Ecossais naturalisé américain, professeur d’économétrie à Bristol puis d’économie internationale à Princeton, Angus Deaton est une sommité reconnue dans le monde entier et bien vue dans le camp progressiste, qu’on opposait volontiers à Milton Friedmann. Prix Nobel en 2015 pour ses travaux sur la pauvreté, il prônait à la fois le libre-échange et l’immigration sans frein pour la réduire, et il fut en 2017 l’un des 25 lauréats du Prix Nobel à signer une tribune dans le Monde contre le programme de Marine Le Pen. Or il vient de virer sa cuti dans un message adressé au FMI : il condamne immigration et libre échange sans frein au nom de la défense des pauvres et de la réduction des inégalités.
Le mea culpa d’un Nobel d’économie
Ce spécialiste de la micro-économie vient de s’apercevoir que les « migrations », particulièrement l’immigration, et le libre-échange non régulé entrainent pour les gens ordinaires d’énormes coûts non détectés. Il fait officiellement son mea culpa : « J’ai souscrit à ce qui est presque un consensus chez les économistes, à savoir que l’immigration en Amérique était une bonne chose. Mais une analyse à plus long terme sur un siècle et demi nous raconte une histoire différente.

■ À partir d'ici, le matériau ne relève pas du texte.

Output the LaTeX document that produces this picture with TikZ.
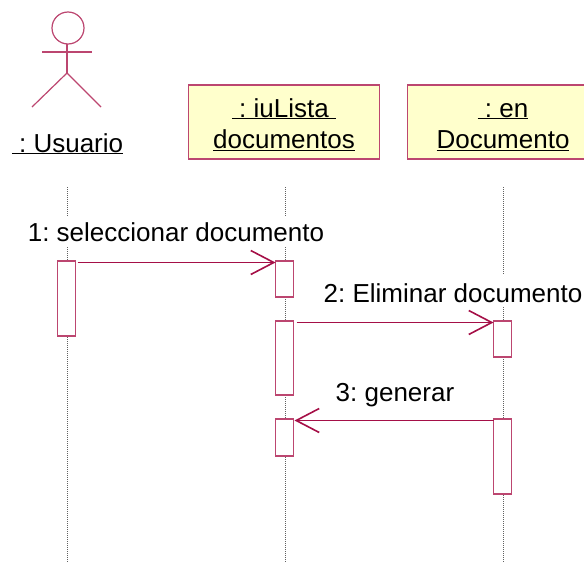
\documentclass[tikz,border=0pt]{standalone}
\usepackage{fontspec}
\setmainfont{Liberation Sans}
\usetikzlibrary{arrows.meta}
\definecolor{umlline}{HTML}{A50F47}
\definecolor{umlbox}{HTML}{BC4670}
\definecolor{umlfill}{HTML}{FFFFCC}
\tikzset{
  objbox/.style={draw=umlbox, fill=umlfill, line width=1.2pt, minimum width=191pt, minimum height=74pt, inner sep=0pt, outer sep=0pt, align=center, text height=60pt, text depth=7pt},
  activ/.style={draw=umlbox, fill=white, line width=1.2pt, minimum width=18pt, inner sep=0pt, outer sep=0pt},
  lifeline/.style={gray!75!black, line width=1pt, dash pattern=on 1pt off 1pt},
  limb/.style={draw=umlbox, line width=1.2pt},
  msg/.style={draw=umlline, line width=1.2pt, -{Straight Barb[length=23pt,width=24pt,line width=1.6pt]}},
  msglabel/.style={fill=white, inner sep=0pt, anchor=base, text height=25pt, text depth=6pt},
  every node/.style={font=\fontsize{26}{31.5}\selectfont}
}
\begin{document}
\begin{tikzpicture}[x=1pt,y=-1pt]
\useasboundingbox (0,0) rectangle (584,562);
\clip (0,0) rectangle (584,562);
\coordinate (topA) at (67.5,187);
\coordinate (topB) at (285.5,187);
\coordinate (topC) at (503.5,187);
\coordinate (endA) at (67.5,562);
\coordinate (endB) at (285.5,562);
\coordinate (endC) at (503.5,562);
\draw[lifeline] (topA) -- (endA);
\draw[lifeline] (topB) -- (endB);
\draw[lifeline] (topC) -- (endC);
\node[circle, draw=umlbox, line width=1.2pt, minimum size=32pt, inner sep=0pt, outer sep=0pt] (head) at (68,28) {};
\coordinate (neck) at (67,44);
\coordinate (hip) at (67,73);
\coordinate (handL) at (42,52);
\coordinate (handR) at (92,52);
\coordinate (footL) at (32,107);
\coordinate (footR) at (101,107);
\draw[limb] (neck) -- (hip);
\draw[limb] (handL) -- (handR);
\draw[limb] (footL) -- (hip) -- (footR);
\node[anchor=base] (usuario) at (67.5,152) {\underline{\ :\ Usuario}};
\node[objbox] (lista) at (284,122) {\underline{\ :\ iuLista\ }\\\underline{documentos}};
\node[objbox] (doc) at (503,122) {\underline{\ :\ en}\\\underline{Documento}};
\node[msglabel] (lab1) at (176,241) {1:\ seleccionar documento};
\node[msglabel, text height=27pt, text depth=5pt] (lab2) at (453,302) {2:\ Eliminar documento};
\node[msglabel] (lab3) at (395,401) {3:\ generar};
\node[activ, minimum height=75pt] (actA) at (66.5,298.5) {};
\node[activ, minimum height=36pt] (actB1) at (284.5,279) {};
\node[activ, minimum height=74pt] (actB2) at (284.5,358) {};
\node[activ, minimum height=37pt] (actB3) at (284.5,437.5) {};
\node[activ, minimum height=36pt] (actC1) at (502.5,339) {};
\node[activ, minimum height=75pt] (actC2) at (502.5,456.5) {};
\draw[msg] ([shift={(2,1.5)}]actA.north east) -- ([shift={(0,1.5)}]actB1.north west);
\draw[msg] ([shift={(3,1.5)}]actB2.north east) -- ([shift={(0,1.5)}]actC1.north west);
\draw[msg] ([shift={(0,1.5)}]actC2.north west) -- ([shift={(1,1.5)}]actB3.north east);
\end{tikzpicture}
\end{document}
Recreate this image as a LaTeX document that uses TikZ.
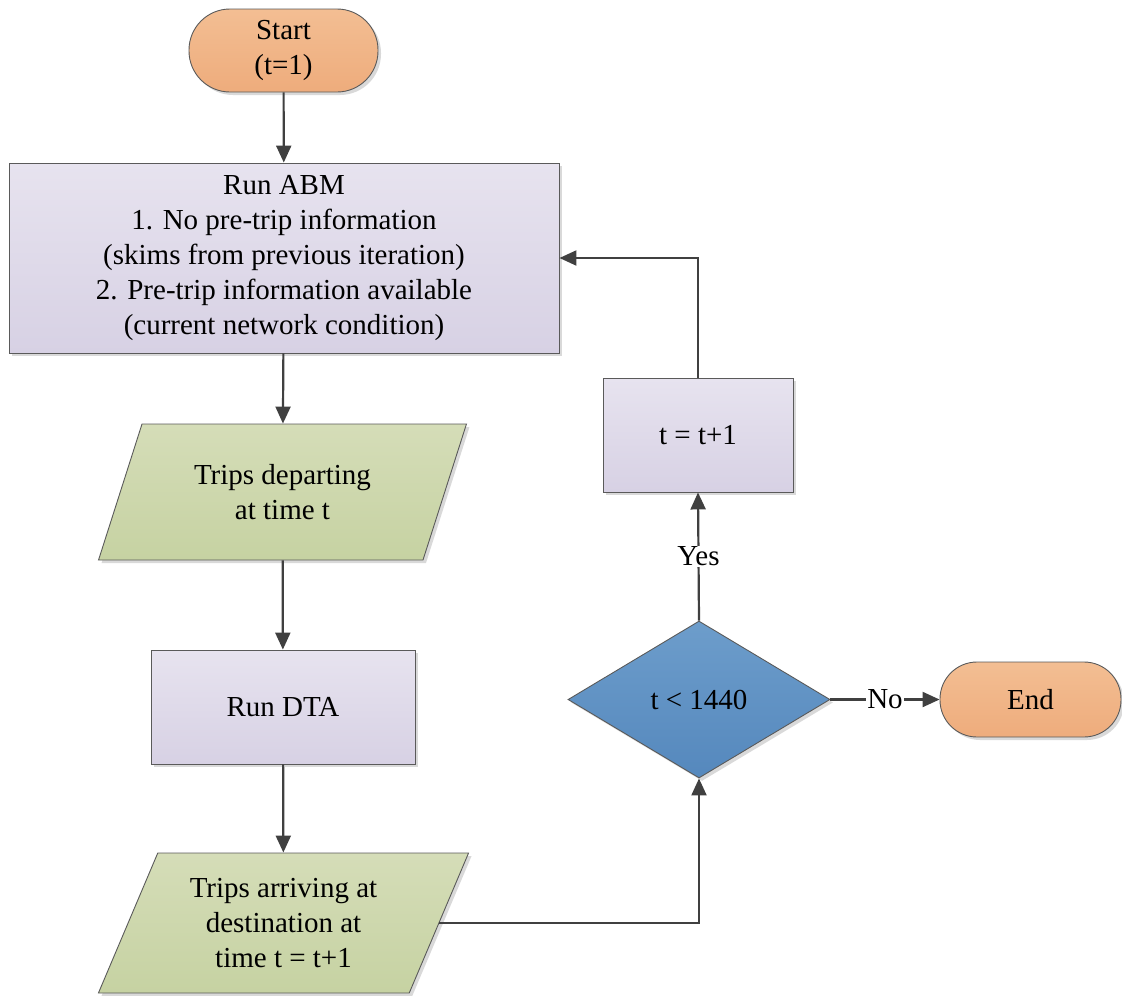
\documentclass[tikz,border=0pt]{standalone}
\usepackage{fontspec}
\setmainfont{Liberation Serif}
\usetikzlibrary{arrows.meta,shapes.geometric,shadows}
\definecolor{edge}{HTML}{404040}
\definecolor{outline}{HTML}{5A5A5A}
\definecolor{orangeT}{HTML}{F3BE93}
\definecolor{orangeB}{HTML}{EEAC7C}
\definecolor{lavT}{HTML}{E7E3EF}
\definecolor{lavB}{HTML}{D7D1E4}
\definecolor{greenT}{HTML}{D5DDB8}
\definecolor{greenB}{HTML}{C6D2A2}
\definecolor{blueT}{HTML}{6D9DCB}
\definecolor{blueB}{HTML}{5588BD}
\begin{document}
\begin{tikzpicture}[x=1pt,y=-1pt,
  font=\fontsize{29}{35}\selectfont,
  base/.style={draw=outline, line width=0.9pt, align=center, inner sep=0pt,
    drop shadow={shadow xshift=3pt, shadow yshift=-3pt, opacity=0.15, fill=black}},
  terminal/.style={base, rectangle, rounded corners=#1, top color=orangeT, bottom color=orangeB},
  process/.style={base, rectangle, top color=lavT, bottom color=lavB},
  io/.style={base, trapezium, trapezium left angle=63.7, trapezium right angle=116.3,
    trapezium stretches=true, top color=greenT, bottom color=greenB},
  decision/.style={base, diamond, top color=blueT, bottom color=blueB},
  flow/.style={draw=edge, line width=2.2pt, -{Triangle[length=17pt,width=15pt]}},
  tag/.style={fill=white, inner sep=1pt}
]
\useasboundingbox (0,0) rectangle (1122,996);

% main column
\node[terminal=41pt, minimum width=189pt, minimum height=83pt] (start) at (283.5,50.5) {Start\\(t=1)};
\node[process, minimum width=550pt, minimum height=190pt] (abm) at (284,258)
  {Run ABM\\1. No pre-trip information\\(skims from previous iteration)\\2. Pre-trip information available\\(current network condition)};
\node[io, minimum width=369pt, minimum height=136pt] (dep) at (282.5,492) {Trips departing\\at time t};
\node[process, minimum width=264pt, minimum height=114pt] (dta) at (283,707) {Run DTA};
\node[io, minimum width=371pt, minimum height=140pt] (arr) at (283.5,923) {Trips arriving at\\destination at\\time t = t+1};

% right column
\node[decision, minimum width=262pt, minimum height=157pt] (test) at (699,699.5) {t < 1440};
\node[process, minimum width=190pt, minimum height=114pt] (inc) at (698,435) {t = t+1};
\node[terminal=37pt, minimum width=181pt, minimum height=75pt] (end) at (1030.5,699.5) {End};

% connectors
\draw[flow] (start) -- (abm);
\draw[flow] (abm) -- (dep);
\draw[flow] (dep) -- (dta);
\draw[flow] (dta) -- (arr);
\draw[flow] (arr.east) -| (test.south);
\draw[flow] (test.north) -- node[tag] {Yes} (inc.south);
\draw[flow] (inc.north) |- (abm.east);
\draw[flow] (test.east) -- node[tag] {No} (end.west);
\end{tikzpicture}
\end{document}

L’inégalité était forte quand l’Amérique était ouverte, beaucoup plus faible quand les frontières étaient fermées (à l’immigration), et a crû à nouveau après l’Immigration and Nationality Act de 1965, quand la proportion de gens nés à l’étranger est remontée vers ses niveaux du Gilded Age » (1865 – 1900).
Pour Deaton l’immigration lèse les pauvres
Poursuivant à propos du libre-échange, il écrit : « De même je ne défends plus l’idée que le mal qu’a fait la mondialisation aux travailleurs américains était un raisonnable prix à payer pour réduire la pauvreté globale, sous prétexte que les travailleurs en Amérique seraient dans une bien meilleure situation que le pauvre moyen dans le monde. (…) J’ai aussi sérieusement sous-estimé l’incidence de mes opinions morales sur mon analyse des ajustements à faire entre travailleurs nationaux et étrangers. Nous avons certainement un devoir d’aider ceux qui sont dans la détresse, mais nous avons des obligations en plus vis-à-vis de nos concitoyens. » C’est une profession de foi en la préférence nationale, ce qui est piquant pour quelqu’un qui a publiquement critiqué Marine Le Pen. Ce qui est encore plus piquant est qu’il se place d’un point de vue de gauche, opposée à la fois au libéralisme économique et à l’internationalisme mondialiste : un point de vue social et national, liant protection des frontières et défense des plus fragiles.
Quand le Nobel se demande à quoi sert l’économie
Il affirme ainsi le bénéfice que les plus pauvres, les Noirs en particulier, ont tiré de la limitation de l’immigration entre 1925 et les années 80 : « Il a aussi été relevé d’une manière plausible que la Grande Migration interne d’Afro-américains du sud rural vers les usines du nord n’aurait pas eu lieu si les industriels avaient eu la possibilité de choisir les migrants européens qu’ils préféraient. » En bon interventionniste réducteur d’inégalités, il cite Keynes, et pose que d’autres qualités que l’efficacité sont à prendre en compte dans l’économie. « L’accent que nous mettons sur les vertus des marchés libres et compétitifs, et sur le progrès technique exogène peut nous faire oublier l’importance qu’il y a à fixer prix et salaires, choisir la direction du progrès technique, ou influencer les politiques nécessaires à changer les règles du jeu. » Que l’on partage ou non ces opinions, on constatera que le pape de la micro-économie de distribution s’est enfin aperçu des dangers du laisser passer des biens et personnes : l’immigration et le libre échange à tout va ne sont plus son credo.